### Data extract
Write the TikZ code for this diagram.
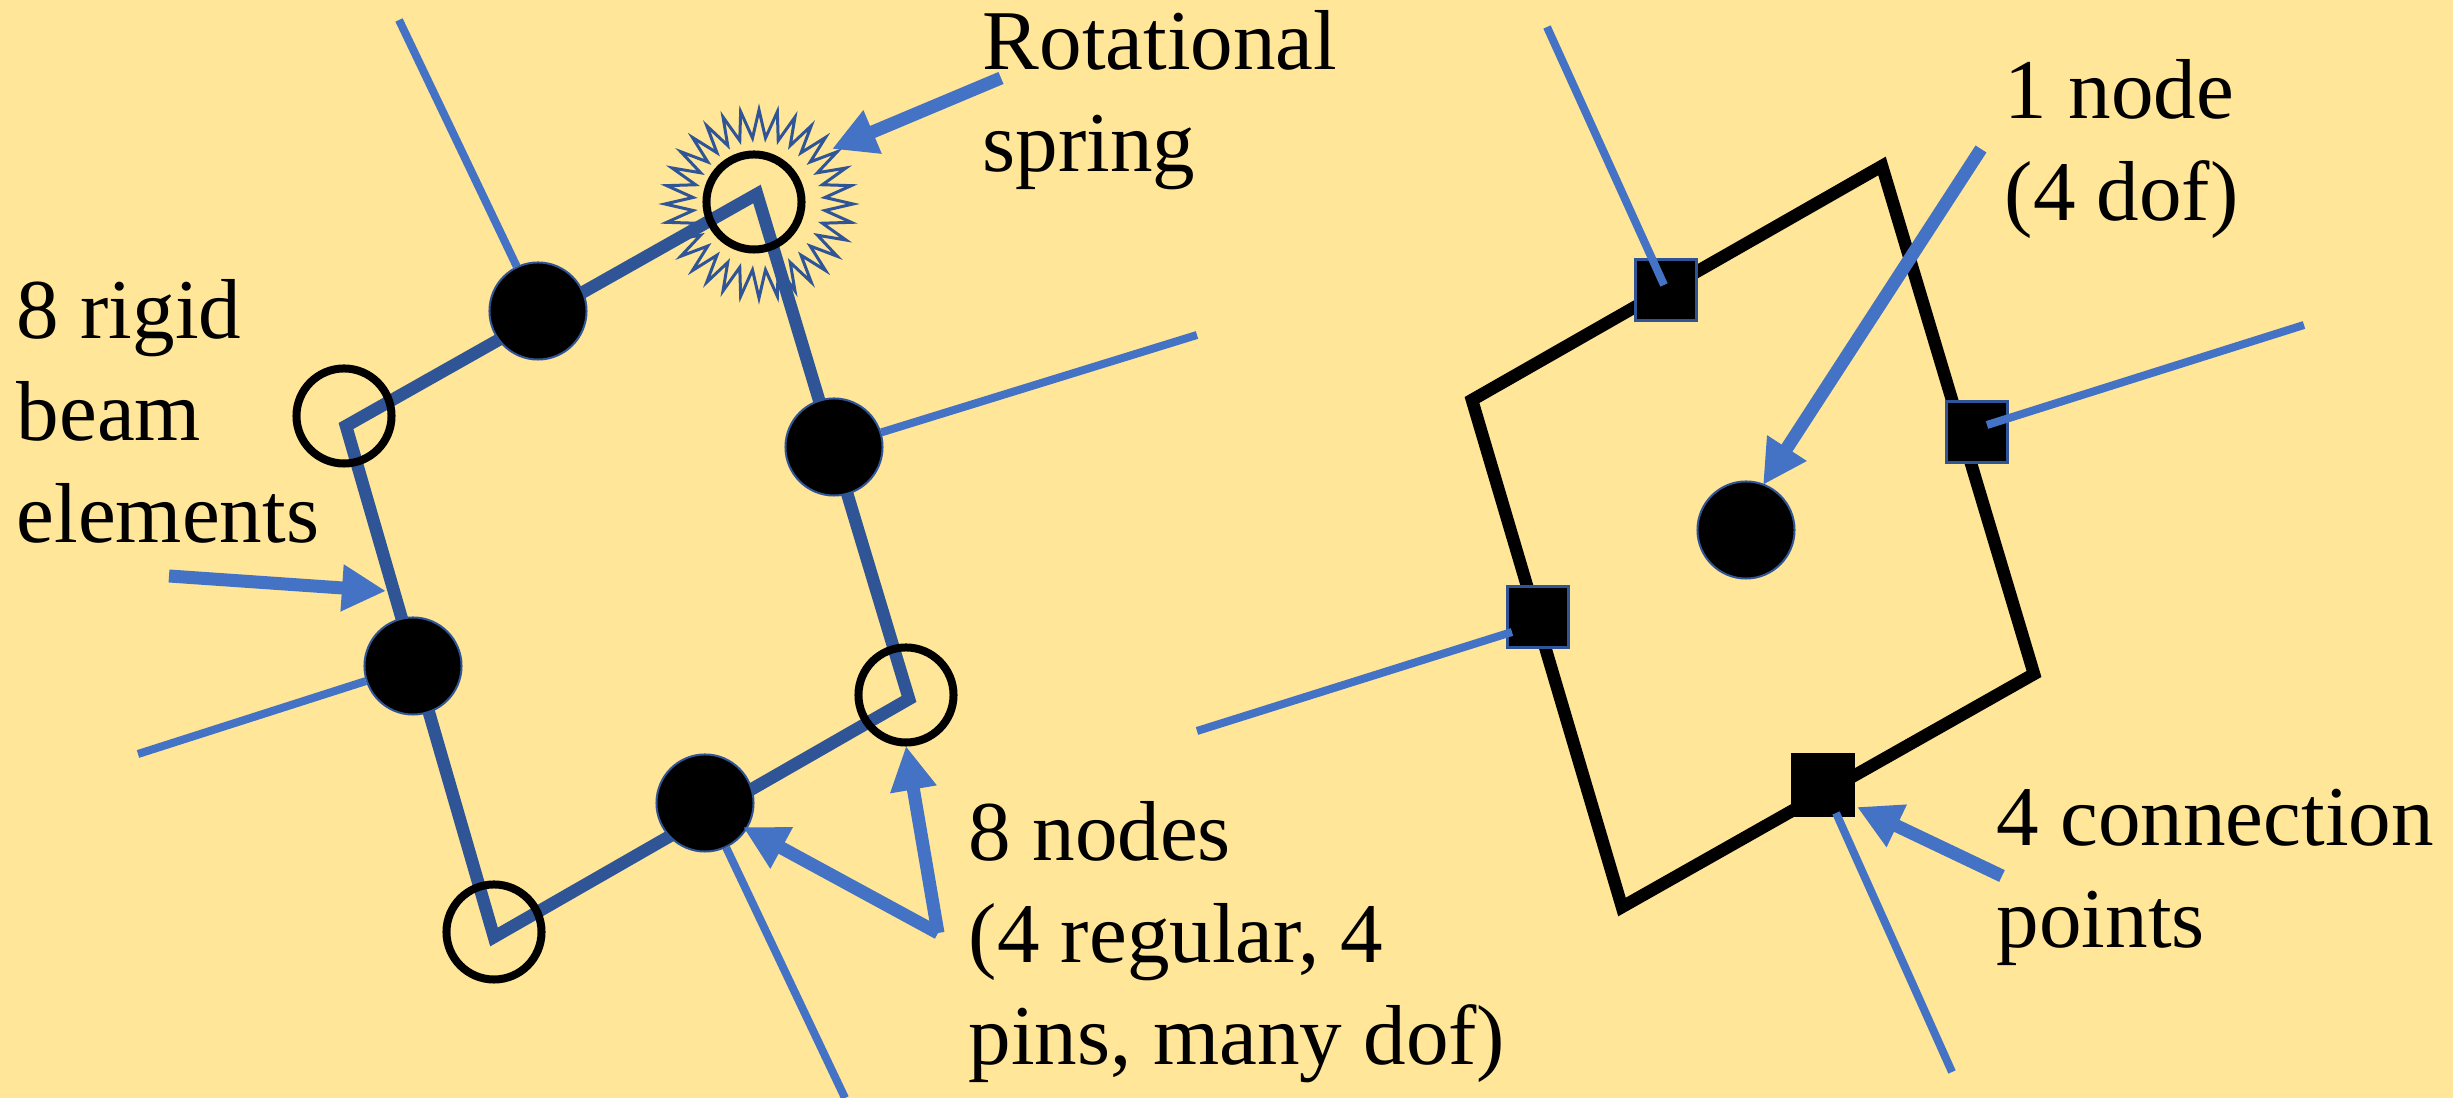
\documentclass[tikz,border=0pt]{standalone}
\usepackage{fontspec}
\setmainfont{Liberation Serif}
\usepackage{xcolor}
\definecolor{paper}{HTML}{FFE699}
\definecolor{lineblue}{HTML}{4472C4}
\definecolor{darkblue}{HTML}{2F5597}
\usetikzlibrary{arrows.meta, positioning, shapes.geometric}

\begin{document}
\begin{tikzpicture}[
    x=0.01cm, y=-0.01cm,
    beam/.style={draw=darkblue, line width=0.125cm, line join=miter},
    frame/.style={draw=black, line width=0.125cm, line join=miter},
    pin/.style={circle, draw=black, line width=0.08cm, minimum size=0.95cm, inner sep=0},
    dot/.style={circle, draw=darkblue, fill=black, line width=0.02cm, minimum size=0.97cm, inner sep=0},
    conn/.style={rectangle, draw=darkblue, fill=black, line width=0.025cm, minimum size=0.61cm, inner sep=0},
    stub/.style={draw=lineblue, line width=0.08cm},
    arr/.style={draw=lineblue, fill=lineblue, line width=0.13cm, -{Triangle[length=0.44cm, width=0.44cm]}},
    lab/.style={font=\fontsize{24.2}{29}\selectfont, align=left, anchor=north west, inner sep=0, text=black}
]

% --- Background ---
\fill[paper] (0,0) rectangle (2453,1098);
\useasboundingbox (0,0) rectangle (2453,1098);

% --- Rotational spring ---
\node[star, star points=32, star point ratio=1.42, minimum size=1.88cm, inner sep=0,
    draw=darkblue, line width=0.03cm] (burst) at (759,204) {};

% --- Left: corners ---
\coordinate (la) at (757,194);
\coordinate (lb) at (909,699);
\coordinate (lc) at (494,937);
\coordinate (ld) at (346,426);
\draw[beam] (la) -- (lb) -- (lc) -- (ld) -- cycle;

% --- Left: nodes ---
\node[dot] (dota) at (538,311) {};
\node[dot] (dotb) at (834,447) {};
\node[dot] (dotc) at (413,666) {};
\node[dot] (dotd) at (705,803) {};
\node[pin] (pina) at (754,202) {};
\node[pin] (pinb) at (344,416) {};
\node[pin] (pinc) at (906,695) {};
\node[pin] (pind) at (494,932) {};

% --- Left: free ends ---
\coordinate (enda) at (399,20);
\coordinate (endb) at (1197,335);
\coordinate (endc) at (138,754);
\coordinate (endd) at (845,1098);
\draw[stub] (dota) -- (enda);
\draw[stub] (dotb) -- (endb);
\draw[stub] (dotc) -- (endc);
\draw[stub] (dotd) -- (endd);

% --- Right: corners ---
\coordinate (ra) at (1882,166);
\coordinate (rb) at (2034,674);
\coordinate (rc) at (1622,907);
\coordinate (rd) at (1472,400);
\draw[frame] (ra) -- (rb) -- (rc) -- (rd) -- cycle;

% --- Right: nodes ---
\node[conn] (sqa) at (1666,290) {};
\node[conn] (sqb) at (1977,432) {};
\node[conn] (sqc) at (1538,617) {};
\node[conn, draw=black] (sqd) at (1823,785) {};
\node[dot]  (mid) at (1746,530) {};

% --- Right: free ends ---
\coordinate (tipa) at (1664,285);
\coordinate (tipb) at (1987,425);
\coordinate (tipc) at (1512,632);
\coordinate (tipd) at (1836,813);
\draw[stub] (1547,27) coordinate (fara) -- (tipa);
\draw[stub] (2304,325) coordinate (farb) -- (tipb);
\draw[stub] (1197,731) coordinate (farc) -- (tipc);
\draw[stub] (1952,1072) coordinate (fard) -- (tipd);

% --- Labels ---
\node[lab] (rotlab)  at (982,10)    {Rotational\\spring};
\node[lab] (rigidlab) at (16,279)  {8 rigid\\beam\\elements};
\node[lab] (nodelab) at (968,801)  {8 nodes\\(4 regular, 4\\pins, many dof)};
\node[lab] (onelab)  at (2004,59)  {1 node\\(4 dof)};
\node[lab] (connlab) at (1996,788) {4 connection\\points};

% --- Arrows ---
\coordinate (rotfrom) at (1001,78);
\coordinate (rotto) at (832,149);
\draw[arr] (rotfrom) -- (rotto);

\coordinate (rigidfrom) at (169,576);
\coordinate (rigidto) at (386,591);
\draw[arr] (rigidfrom) -- (rigidto);

\coordinate (nodefrom) at (938,933);
\coordinate (nodeto) at (743,827);
\coordinate (pinto) at (906,746);
\draw[arr] (nodefrom) -- (nodeto);
\draw[arr] (nodefrom) -- (pinto);

\coordinate (onefrom) at (1981,149);
\coordinate (oneto) at (1763,485);
\draw[arr] (onefrom) -- (oneto);

\coordinate (connfrom) at (2002,876);
\coordinate (connto) at (1857,807);
\draw[arr] (connfrom) -- (connto);

\end{tikzpicture}
\end{document}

### Short exercise
Skip the pictures and restate exactly the lines from the beginning of the listing to the line with "(ld) -- cycle;", that line included.

### Solution
Write the TikZ code for this diagram.
\documentclass[tikz,border=0pt]{standalone}
\usepackage{fontspec}
\setmainfont{Liberation Serif}
\usepackage{xcolor}
\definecolor{paper}{HTML}{FFE699}
\definecolor{lineblue}{HTML}{4472C4}
\definecolor{darkblue}{HTML}{2F5597}
\usetikzlibrary{arrows.meta, positioning, shapes.geometric}

\begin{document}
\begin{tikzpicture}[
    x=0.01cm, y=-0.01cm,
    beam/.style={draw=darkblue, line width=0.125cm, line join=miter},
    frame/.style={draw=black, line width=0.125cm, line join=miter},
    pin/.style={circle, draw=black, line width=0.08cm, minimum size=0.95cm, inner sep=0},
    dot/.style={circle, draw=darkblue, fill=black, line width=0.02cm, minimum size=0.97cm, inner sep=0},
    conn/.style={rectangle, draw=darkblue, fill=black, line width=0.025cm, minimum size=0.61cm, inner sep=0},
    stub/.style={draw=lineblue, line width=0.08cm},
    arr/.style={draw=lineblue, fill=lineblue, line width=0.13cm, -{Triangle[length=0.44cm, width=0.44cm]}},
    lab/.style={font=\fontsize{24.2}{29}\selectfont, align=left, anchor=north west, inner sep=0, text=black}
]

% --- Background ---
\fill[paper] (0,0) rectangle (2453,1098);
\useasboundingbox (0,0) rectangle (2453,1098);

% --- Rotational spring ---
\node[star, star points=32, star point ratio=1.42, minimum size=1.88cm, inner sep=0,
    draw=darkblue, line width=0.03cm] (burst) at (759,204) {};

% --- Left: corners ---
\coordinate (la) at (757,194);
\coordinate (lb) at (909,699);
\coordinate (lc) at (494,937);
\coordinate (ld) at (346,426);
\draw[beam] (la) -- (lb) -- (lc) -- (ld) -- cycle;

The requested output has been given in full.